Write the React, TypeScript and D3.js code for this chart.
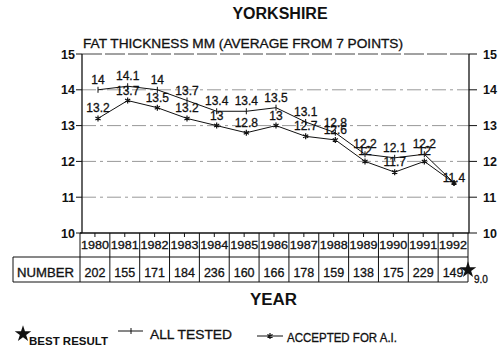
import React from "react";
import * as d3 from "d3";

const years = [1980, 1981, 1982, 1983, 1984, 1985, 1986, 1987, 1988, 1989, 1990, 1991, 1992];
const allTested = [14, 14.1, 14, 13.7, 13.4, 13.4, 13.5, 13.1, 12.8, 12.2, 12.1, 12.2, 11.4];
const acceptedAI = [13.2, 13.7, 13.5, 13.2, 13, 12.8, 13, 12.7, 12.6, 12, 11.7, 12, 11.4];
const numbers = [202, 155, 171, 184, 236, 160, 166, 178, 159, 138, 175, 229, 149];
const yTicks = [10, 11, 12, 13, 14, 15];
const bestResult = 9.0;

const FONT = "'Liberation Sans', Arial, sans-serif";
const INK = "#111";

export default function App() {
  const W = 500, H = 351;
  const left = 82, right = 469, top = 54, bottom = 233;
  const y = d3.scaleLinear().domain([10, 15]).range([bottom, top]);
  const x = d3.scalePoint<number>().domain(years).range([98, 454]);
  const col = d3.scaleBand<number>().domain(years).range([80, 468]).padding(0);
  const tableLeft = 13, row1 = 233, row2 = 257, row3 = 282;

  const line = d3.line<number>().x((_, i) => x(years[i])!).y((v) => y(v));
  const star = d3.symbol().type(d3.symbolStar).size(85)();

  const asterisk = (cx: number, cy: number, r = 3) => {
    const parts: string[] = [];
    for (let k = 0; k < 3; k++) {
      const a = (Math.PI / 3) * k + Math.PI / 2;
      parts.push(`M${cx + r * Math.cos(a)},${cy + r * Math.sin(a)}L${cx - r * Math.cos(a)},${cy - r * Math.sin(a)}`);
    }
    return parts.join("");
  };

  const ts = { fill: INK, stroke: INK, strokeWidth: 0.3 } as const;

  return (
    <svg width={W} height={H} style={{ position: "absolute", left: 0, top: 0, background: "#fff" }} fontFamily={FONT}>
      {/* titles */}
      <text x={280} y={19} textAnchor="middle" fontSize={16} fontWeight="bold" fill={INK}>YORKSHIRE</text>
      <text x={83} y={48} fontSize={12.5} {...ts} textLength={320} lengthAdjust="spacingAndGlyphs">FAT THICKNESS MM (AVERAGE FROM 7 POINTS)</text>

      {/* grid */}
      {[11, 12, 13, 14].map((t) => (
        <line key={t} x1={left} x2={right} y1={y(t)} y2={y(t)} stroke="#999" strokeWidth={1} strokeDasharray="14 4 3 4" />
      ))}
      <line x1={left} x2={right} y1={y(15)} y2={y(15)} stroke="#444" strokeWidth={1} strokeDasharray="20 3" />
      <line x1={left} x2={left} y1={top} y2={bottom} stroke={INK} strokeWidth={1.3} />
      <line x1={right} x2={right} y1={top} y2={bottom} stroke={INK} strokeWidth={1.3} />
      <line x1={left - 2} x2={right} y1={bottom} y2={bottom} stroke={INK} strokeWidth={1.3} />

      {/* y ticks */}
      {yTicks.map((t) => (
        <g key={t}>
          <line x1={left - 6} x2={left} y1={y(t)} y2={y(t)} stroke={INK} />
          <line x1={right} x2={right + 8} y1={y(t)} y2={y(t)} stroke={INK} />
          <text x={75} y={y(t) + 4.5} textAnchor="end" fontSize={12.5} fontWeight="bold" fill={INK}>{t}</text>
          <text x={483} y={y(t) + 4.5} fontSize={12.5} fontWeight="bold" fill={INK}>{t}</text>
        </g>
      ))}

      {/* series lines */}
      <path d={line(allTested)!} fill="none" stroke={INK} strokeWidth={1} />
      <path d={line(acceptedAI)!} fill="none" stroke={INK} strokeWidth={1} />
      {allTested.map((v, i) => (
        <line key={"m" + i} x1={x(years[i])} x2={x(years[i])} y1={y(v) - 3} y2={y(v) + 3} stroke={INK} strokeWidth={1} />
      ))}
      {acceptedAI.map((v, i) => (
        <path key={"a" + i} d={asterisk(x(years[i])!, y(v))} stroke={INK} strokeWidth={1.2} />
      ))}

      {/* value labels */}
      {allTested.map((v, i) => {
        const same = v === acceptedAI[i];
        return (
          <text key={"l" + i} x={x(years[i])} y={y(v) - (same ? 1 : 6)} textAnchor="middle" fontSize={12} {...ts}>{v}</text>
        );
      })}
      {acceptedAI.map((v, i) =>
        v === allTested[i] ? null : (
          <text key={"k" + i} x={x(years[i])} y={y(v) - 6} textAnchor="middle" fontSize={12} {...ts}>{v}</text>
        )
      )}

      {/* table */}
      {years.map((yr, i) => (
        <g key={yr}>
          <line x1={col(yr)} x2={col(yr)} y1={row1} y2={row3} stroke={INK} />
          <line x1={col(yr)! + col.bandwidth() / 2} x2={col(yr)! + col.bandwidth() / 2} y1={row1} y2={row1 + 4} stroke={INK} />
          <text x={col(yr)! + col.bandwidth() / 2} y={249} textAnchor="middle" fontSize={11} {...ts} textLength={28} lengthAdjust="spacingAndGlyphs">{yr}</text>
          <text x={col(yr)! + col.bandwidth() / 2} y={277} textAnchor="middle" fontSize={12.5} {...ts}>{numbers[i]}</text>
        </g>
      ))}
      <line x1={468} x2={468} y1={row1} y2={row3} stroke={INK} />
      <line x1={tableLeft} x2={468} y1={row2} y2={row2} stroke={INK} />
      <line x1={tableLeft} x2={468} y1={row3} y2={row3} stroke={INK} />
      <line x1={tableLeft} x2={tableLeft} y1={row2} y2={row3} stroke={INK} />
      <text x={17} y={277} fontSize={12.5} {...ts} textLength={57} lengthAdjust="spacingAndGlyphs">NUMBER</text>

      {/* best result star */}
      <path d={star} transform={`translate(468,270)`} fill={INK} />
      <text x={474} y={283} fontSize={10} {...ts}>{bestResult.toFixed(1)}</text>

      <text x={250} y={305} fontSize={16} fontWeight="bold" fill={INK} textLength={47} lengthAdjust="spacingAndGlyphs">YEAR</text>

      {/* legend */}
      <path d={star} transform={`translate(23,334)`} fill={INK} />
      <text x={29} y={345} fontSize={10} fontWeight="bold" fill={INK} textLength={79} lengthAdjust="spacingAndGlyphs">BEST RESULT</text>
      <line x1={118} x2={143} y1={331} y2={331} stroke={INK} />
      <line x1={131} x2={131} y1={328} y2={334} stroke={INK} />
      <text x={150} y={339} fontSize={13} {...ts} textLength={82} lengthAdjust="spacingAndGlyphs">ALL TESTED</text>
      <line x1={257} x2={283} y1={336} y2={336} stroke={INK} />
      <path d={asterisk(270, 336)} stroke={INK} strokeWidth={1.2} />
      <text x={287} y={342} fontSize={12} {...ts} textLength={110} lengthAdjust="spacingAndGlyphs">ACCEPTED FOR A.I.</text>
    </svg>
  );
}
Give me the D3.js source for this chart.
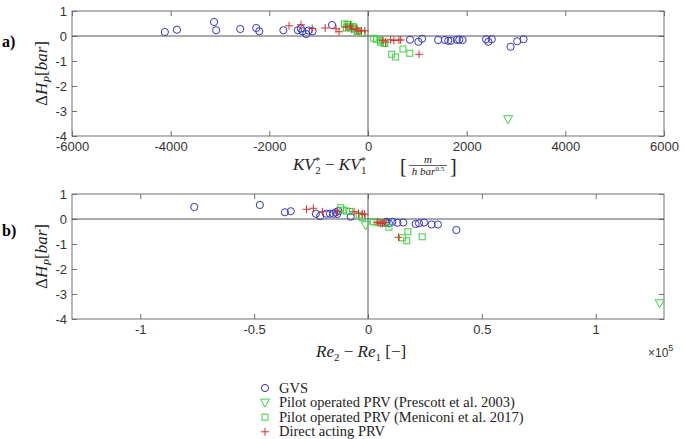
+++
-- Problem details --
Skip every picture and return the lines above from the top through the one that contains "import * as".

-- Exercise result --
Write the React, TypeScript and D3.js code for this chart.
import React from "react";
import * as d3 from "d3";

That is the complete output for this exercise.